The following persons were elected as officer for the period of one year.

Dr. C. E. Meade – President

Mr. C. Hill – Vice President

Mr. M. S, Douglas – Secretary

Mr. R. Barnes – Asst. Secretary

Mr. C. C. McBean – Treasurer

Several attempts were made to establish a Centre for West Indians but without success and West Indians continued to have meetings in each others homes and using the local authority premises at Peartree House at times for larger meetings. In 1977 Mr. S.A. Walters became President and the search for some base for the West Indian Community again began in earnest. With the help and advice of the Derby Council for Voluntary Services, an application was made to the Department of the Environment for a grant towards what was called a “Day Centre”, with a hall to provide accommodation for 200 people, a nursery, a room for the elderly West Indians, a library, office, Committee Room, indoor games equipment and furnishings. The application however failed. An application in 1977/78 for £49,000 under the Government Urban Programme through Derbyshire County Council was successful, at which time most people now felt our problems were over but it was not until 1981 that we were able to move into the first phase of the building.

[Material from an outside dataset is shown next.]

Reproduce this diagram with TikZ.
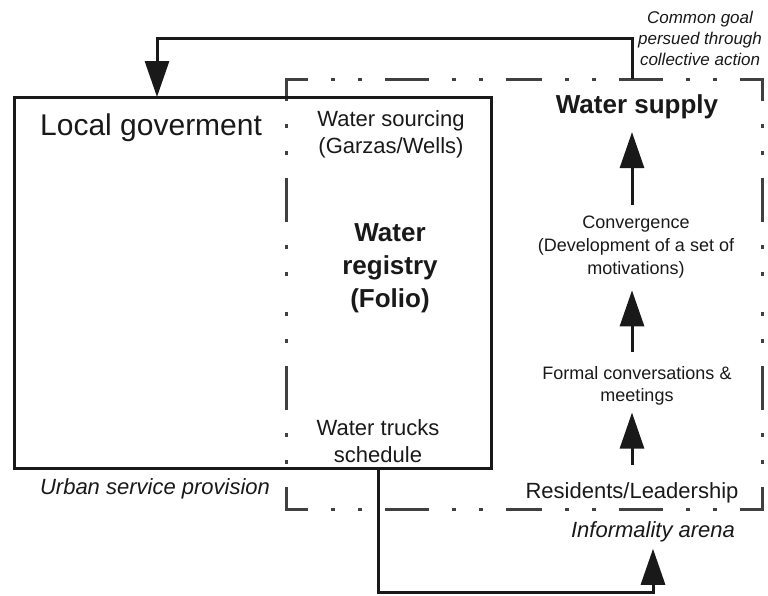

A steering committee was quickly set up with representatives from the County Council, Derby CRE, members of our Committee and members of the community. A number of buildings were looked at including the Unity Hall, St. Augustine Church Hall and St. James’ Church Hall, but they all fell through. Help was sought from all quarters, including church bodies and M.P’s whilst the search for an appropriate building went on without much success and the threat of the grant being frozen and/or withdrawn.


A reprieve of the grant with an extension of one year, to be taken up in 1980/81 delighted the Committee who had not weakened in their resolve, in spite of repeated failures. A final attempt was made to the City Council for help to find a site for the Centre. A meeting with Councillor Mick Walker and Mr. Cowlishaw, members of the steering committee and Mr. M. Crosdale – Community Relations Officer (CRE), proved to be successful in obtaining the plot of land on which the Centre now stands. This land was bought and paid for by Derby City Council at a cost of £9,000 and given to Derby West Indian Community Association as freehold premises.


Through all these ups and downs there are a number of people who need special mention, they are:

Mr. Charles White, Mr. Brian Ambrose, Mr. Scott, Mr. Humpston, Mr. Taylor, Mr. Calladine, Mr. Milton Crosdale and all the members of the Management Committee, without whose help we would never be able to establish the Derby West Indian Community Cultural Centre.

The Centre was officially opened on 31st July 1982 at 2.00 pm, jointly by the Mayor of Derby, Councillor Norman Glen, and the Lord Lieutenant of Derbyshire, Sir Peter Hilton. The High Commissioner of Trinidad and Tobago, Eustace Seigaret was our Guest of Honour.

We want again to thank our forebearers for their insight and foresight in forming this Association.